# WRITTEN TASK
Extract all lines from the data beneath that include the word "this".

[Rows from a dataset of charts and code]
## Start
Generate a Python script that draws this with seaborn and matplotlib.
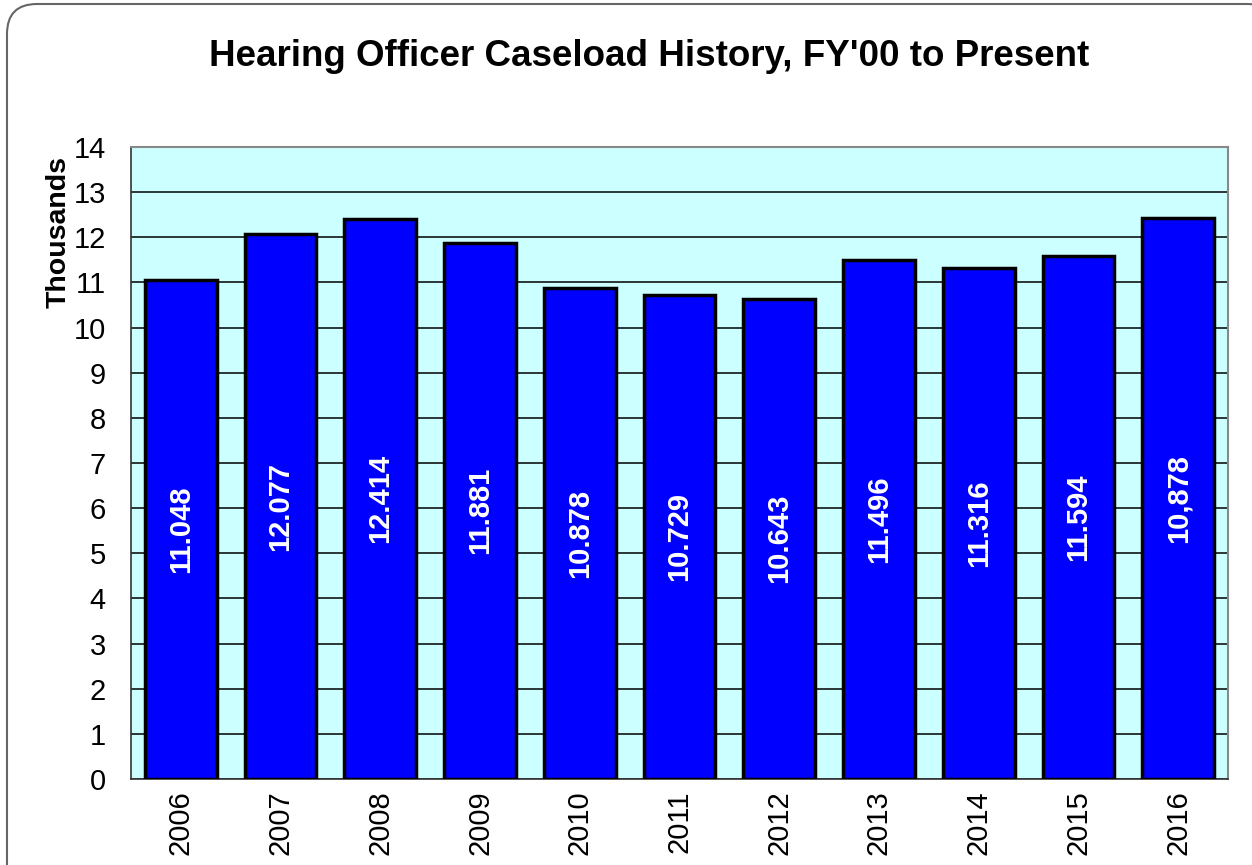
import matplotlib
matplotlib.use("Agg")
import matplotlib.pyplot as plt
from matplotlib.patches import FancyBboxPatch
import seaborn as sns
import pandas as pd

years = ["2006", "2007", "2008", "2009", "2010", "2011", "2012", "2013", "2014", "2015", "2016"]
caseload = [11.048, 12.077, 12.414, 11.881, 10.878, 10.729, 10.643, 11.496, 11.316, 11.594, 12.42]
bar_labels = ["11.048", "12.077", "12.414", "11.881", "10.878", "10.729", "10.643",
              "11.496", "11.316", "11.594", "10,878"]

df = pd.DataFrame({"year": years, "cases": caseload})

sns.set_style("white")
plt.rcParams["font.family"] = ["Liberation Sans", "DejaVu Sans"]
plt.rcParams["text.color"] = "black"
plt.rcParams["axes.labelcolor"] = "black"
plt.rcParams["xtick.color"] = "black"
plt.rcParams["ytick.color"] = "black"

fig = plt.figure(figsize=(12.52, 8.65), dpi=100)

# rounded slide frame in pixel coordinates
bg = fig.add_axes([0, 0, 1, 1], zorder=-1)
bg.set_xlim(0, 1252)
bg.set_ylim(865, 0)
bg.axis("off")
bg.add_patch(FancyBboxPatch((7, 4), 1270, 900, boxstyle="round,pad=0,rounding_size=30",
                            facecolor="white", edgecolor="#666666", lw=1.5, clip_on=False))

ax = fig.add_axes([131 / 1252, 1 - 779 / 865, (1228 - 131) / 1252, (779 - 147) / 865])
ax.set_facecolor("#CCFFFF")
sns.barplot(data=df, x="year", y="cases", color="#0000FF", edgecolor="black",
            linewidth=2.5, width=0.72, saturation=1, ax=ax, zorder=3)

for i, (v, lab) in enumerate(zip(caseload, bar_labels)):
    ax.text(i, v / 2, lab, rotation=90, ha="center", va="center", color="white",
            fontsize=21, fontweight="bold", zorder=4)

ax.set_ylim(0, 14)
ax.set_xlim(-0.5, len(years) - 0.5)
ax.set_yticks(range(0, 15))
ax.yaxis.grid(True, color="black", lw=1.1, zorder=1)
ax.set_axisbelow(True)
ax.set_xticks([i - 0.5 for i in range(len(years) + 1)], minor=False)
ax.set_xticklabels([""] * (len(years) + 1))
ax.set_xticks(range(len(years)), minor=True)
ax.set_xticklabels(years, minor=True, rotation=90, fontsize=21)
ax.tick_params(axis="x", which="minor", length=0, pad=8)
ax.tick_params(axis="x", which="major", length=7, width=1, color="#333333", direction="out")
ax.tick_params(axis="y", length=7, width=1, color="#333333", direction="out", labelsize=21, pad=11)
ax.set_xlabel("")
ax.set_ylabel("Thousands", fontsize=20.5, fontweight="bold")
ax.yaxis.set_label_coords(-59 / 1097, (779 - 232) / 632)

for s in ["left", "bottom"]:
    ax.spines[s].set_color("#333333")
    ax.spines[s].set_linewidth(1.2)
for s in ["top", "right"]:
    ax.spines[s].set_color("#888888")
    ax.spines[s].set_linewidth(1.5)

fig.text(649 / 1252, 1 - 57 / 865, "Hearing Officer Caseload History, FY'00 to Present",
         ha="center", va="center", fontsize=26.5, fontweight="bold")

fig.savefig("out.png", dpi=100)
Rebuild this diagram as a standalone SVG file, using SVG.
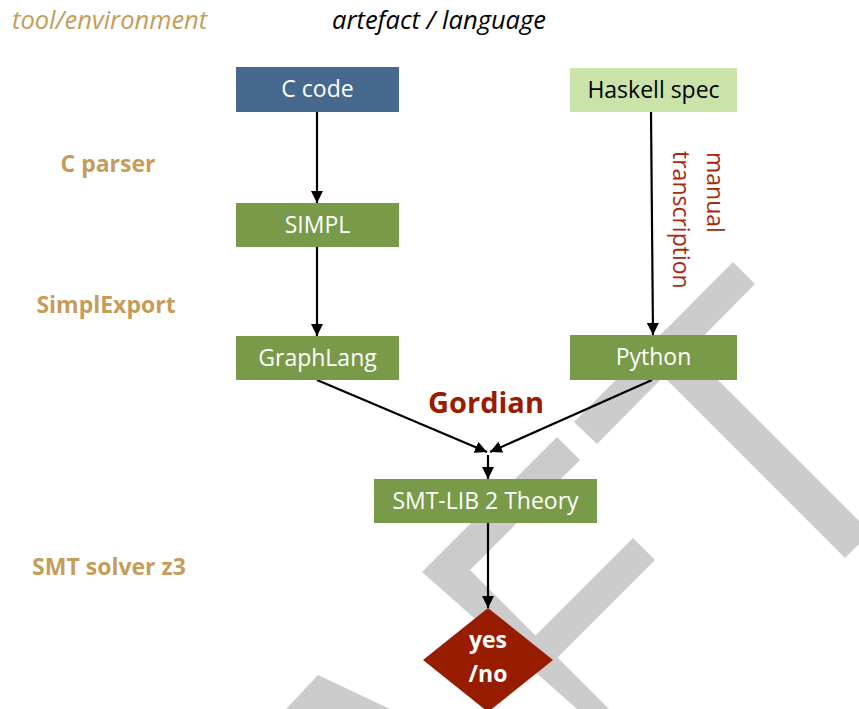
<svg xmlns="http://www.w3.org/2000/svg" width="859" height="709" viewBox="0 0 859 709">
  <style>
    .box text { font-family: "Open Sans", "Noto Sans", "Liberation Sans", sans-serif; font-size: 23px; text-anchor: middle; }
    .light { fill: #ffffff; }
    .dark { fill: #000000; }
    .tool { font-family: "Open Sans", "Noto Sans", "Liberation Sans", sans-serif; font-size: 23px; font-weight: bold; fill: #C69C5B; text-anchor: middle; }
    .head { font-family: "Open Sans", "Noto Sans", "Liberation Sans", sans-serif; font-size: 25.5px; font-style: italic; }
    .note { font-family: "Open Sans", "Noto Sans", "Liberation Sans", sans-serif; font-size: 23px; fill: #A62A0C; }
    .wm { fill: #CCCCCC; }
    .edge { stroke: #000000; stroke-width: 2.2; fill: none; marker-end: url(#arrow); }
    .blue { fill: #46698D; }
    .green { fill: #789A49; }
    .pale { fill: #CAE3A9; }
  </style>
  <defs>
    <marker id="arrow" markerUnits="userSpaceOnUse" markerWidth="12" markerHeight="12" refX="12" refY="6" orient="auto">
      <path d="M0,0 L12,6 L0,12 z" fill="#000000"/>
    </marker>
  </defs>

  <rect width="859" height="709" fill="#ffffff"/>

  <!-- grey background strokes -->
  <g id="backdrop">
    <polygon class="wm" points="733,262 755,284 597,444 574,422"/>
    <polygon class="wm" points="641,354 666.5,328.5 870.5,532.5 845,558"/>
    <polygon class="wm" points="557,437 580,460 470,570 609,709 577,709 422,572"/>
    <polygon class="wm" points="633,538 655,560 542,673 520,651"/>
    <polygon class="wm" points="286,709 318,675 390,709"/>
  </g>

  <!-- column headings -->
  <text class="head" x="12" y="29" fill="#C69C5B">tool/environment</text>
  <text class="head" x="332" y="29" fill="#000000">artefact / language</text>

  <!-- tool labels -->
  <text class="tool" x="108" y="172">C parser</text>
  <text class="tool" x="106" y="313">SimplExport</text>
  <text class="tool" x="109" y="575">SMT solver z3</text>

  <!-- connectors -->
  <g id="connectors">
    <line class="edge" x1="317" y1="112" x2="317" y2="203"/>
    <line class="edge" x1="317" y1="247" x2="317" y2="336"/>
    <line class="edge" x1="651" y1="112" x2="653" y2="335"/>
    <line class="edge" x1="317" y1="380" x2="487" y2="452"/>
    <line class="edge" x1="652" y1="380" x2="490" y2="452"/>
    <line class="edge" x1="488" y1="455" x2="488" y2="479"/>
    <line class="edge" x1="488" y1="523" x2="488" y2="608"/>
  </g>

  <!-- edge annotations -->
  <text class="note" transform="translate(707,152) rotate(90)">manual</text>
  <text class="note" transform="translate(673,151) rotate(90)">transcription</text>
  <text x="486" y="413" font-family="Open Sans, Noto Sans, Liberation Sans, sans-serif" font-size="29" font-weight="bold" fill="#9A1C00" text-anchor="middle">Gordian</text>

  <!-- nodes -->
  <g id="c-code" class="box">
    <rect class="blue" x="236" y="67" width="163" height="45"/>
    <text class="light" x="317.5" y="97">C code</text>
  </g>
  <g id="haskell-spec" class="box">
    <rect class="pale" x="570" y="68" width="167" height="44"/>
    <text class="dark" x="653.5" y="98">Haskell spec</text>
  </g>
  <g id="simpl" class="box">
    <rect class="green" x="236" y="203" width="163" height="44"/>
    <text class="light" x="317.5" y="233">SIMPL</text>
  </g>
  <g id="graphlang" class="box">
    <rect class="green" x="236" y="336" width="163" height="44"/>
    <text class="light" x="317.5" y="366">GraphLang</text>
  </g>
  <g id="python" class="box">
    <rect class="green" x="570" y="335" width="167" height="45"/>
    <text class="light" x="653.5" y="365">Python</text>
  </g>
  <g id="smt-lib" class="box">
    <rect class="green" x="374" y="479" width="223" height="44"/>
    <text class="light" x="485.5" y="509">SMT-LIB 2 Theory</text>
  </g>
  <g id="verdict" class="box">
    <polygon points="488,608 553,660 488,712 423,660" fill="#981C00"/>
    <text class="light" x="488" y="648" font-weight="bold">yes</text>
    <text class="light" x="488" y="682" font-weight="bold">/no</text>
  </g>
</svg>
## End
## Start
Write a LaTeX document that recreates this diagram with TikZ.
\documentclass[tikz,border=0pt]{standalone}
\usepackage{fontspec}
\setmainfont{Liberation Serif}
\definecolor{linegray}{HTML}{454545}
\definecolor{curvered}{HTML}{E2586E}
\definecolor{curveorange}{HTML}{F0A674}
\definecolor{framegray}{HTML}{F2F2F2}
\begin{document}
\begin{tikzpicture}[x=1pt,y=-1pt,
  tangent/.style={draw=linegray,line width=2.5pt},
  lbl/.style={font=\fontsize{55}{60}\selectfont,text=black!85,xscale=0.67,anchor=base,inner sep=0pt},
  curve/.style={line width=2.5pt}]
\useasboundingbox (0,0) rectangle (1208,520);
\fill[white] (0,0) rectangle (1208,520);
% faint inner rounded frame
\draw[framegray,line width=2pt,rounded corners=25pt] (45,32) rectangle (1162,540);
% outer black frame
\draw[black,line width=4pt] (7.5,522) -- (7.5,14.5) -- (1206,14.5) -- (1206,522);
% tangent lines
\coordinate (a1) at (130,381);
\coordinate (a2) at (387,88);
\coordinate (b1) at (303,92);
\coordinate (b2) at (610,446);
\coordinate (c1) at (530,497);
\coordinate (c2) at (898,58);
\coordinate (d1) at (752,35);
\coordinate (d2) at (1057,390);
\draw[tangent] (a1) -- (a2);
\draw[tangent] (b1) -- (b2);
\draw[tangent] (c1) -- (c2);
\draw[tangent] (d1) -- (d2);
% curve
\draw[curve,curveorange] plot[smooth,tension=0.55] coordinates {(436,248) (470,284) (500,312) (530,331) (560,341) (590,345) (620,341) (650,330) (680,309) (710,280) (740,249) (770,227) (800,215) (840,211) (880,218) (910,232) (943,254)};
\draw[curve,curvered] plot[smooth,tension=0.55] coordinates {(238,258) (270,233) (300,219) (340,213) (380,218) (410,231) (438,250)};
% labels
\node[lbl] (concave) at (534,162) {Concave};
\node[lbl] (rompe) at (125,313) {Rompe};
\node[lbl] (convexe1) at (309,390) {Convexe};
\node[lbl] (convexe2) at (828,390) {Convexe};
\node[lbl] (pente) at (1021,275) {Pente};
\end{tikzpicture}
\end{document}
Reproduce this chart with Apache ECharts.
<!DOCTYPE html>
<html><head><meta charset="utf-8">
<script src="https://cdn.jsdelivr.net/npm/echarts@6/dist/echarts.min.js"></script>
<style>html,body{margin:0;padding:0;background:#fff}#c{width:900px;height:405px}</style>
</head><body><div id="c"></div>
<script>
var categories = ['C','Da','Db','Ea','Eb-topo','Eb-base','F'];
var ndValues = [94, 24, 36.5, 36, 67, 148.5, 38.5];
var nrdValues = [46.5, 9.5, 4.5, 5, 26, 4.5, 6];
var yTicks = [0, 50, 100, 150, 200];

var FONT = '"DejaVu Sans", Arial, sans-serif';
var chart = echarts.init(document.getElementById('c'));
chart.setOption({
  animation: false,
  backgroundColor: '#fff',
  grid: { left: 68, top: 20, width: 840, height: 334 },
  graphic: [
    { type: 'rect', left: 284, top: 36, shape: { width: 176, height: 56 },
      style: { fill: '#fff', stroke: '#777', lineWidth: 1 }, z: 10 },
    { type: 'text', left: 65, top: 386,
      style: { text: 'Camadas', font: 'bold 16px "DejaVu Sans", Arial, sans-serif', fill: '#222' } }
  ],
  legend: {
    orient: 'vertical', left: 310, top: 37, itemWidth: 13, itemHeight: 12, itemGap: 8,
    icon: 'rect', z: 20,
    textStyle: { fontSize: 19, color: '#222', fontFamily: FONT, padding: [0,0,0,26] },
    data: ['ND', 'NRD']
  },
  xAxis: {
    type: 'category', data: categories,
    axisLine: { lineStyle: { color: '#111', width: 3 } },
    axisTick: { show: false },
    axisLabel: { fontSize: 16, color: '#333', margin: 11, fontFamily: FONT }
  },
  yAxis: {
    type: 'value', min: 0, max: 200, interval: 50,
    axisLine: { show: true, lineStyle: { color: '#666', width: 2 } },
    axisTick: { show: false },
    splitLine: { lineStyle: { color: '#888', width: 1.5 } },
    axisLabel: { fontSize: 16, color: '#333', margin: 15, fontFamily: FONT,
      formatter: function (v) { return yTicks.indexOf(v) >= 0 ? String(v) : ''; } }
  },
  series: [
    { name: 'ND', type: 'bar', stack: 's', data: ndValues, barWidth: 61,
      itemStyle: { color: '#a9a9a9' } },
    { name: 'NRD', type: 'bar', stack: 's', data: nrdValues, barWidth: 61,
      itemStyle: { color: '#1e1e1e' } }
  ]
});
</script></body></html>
## End
# COMPLETED EXERCISE
Generate a Python script that draws this with seaborn and matplotlib.
Rebuild this diagram as a standalone SVG file, using SVG.
Write a LaTeX document that recreates this diagram with TikZ.
Reproduce this chart with Apache ECharts.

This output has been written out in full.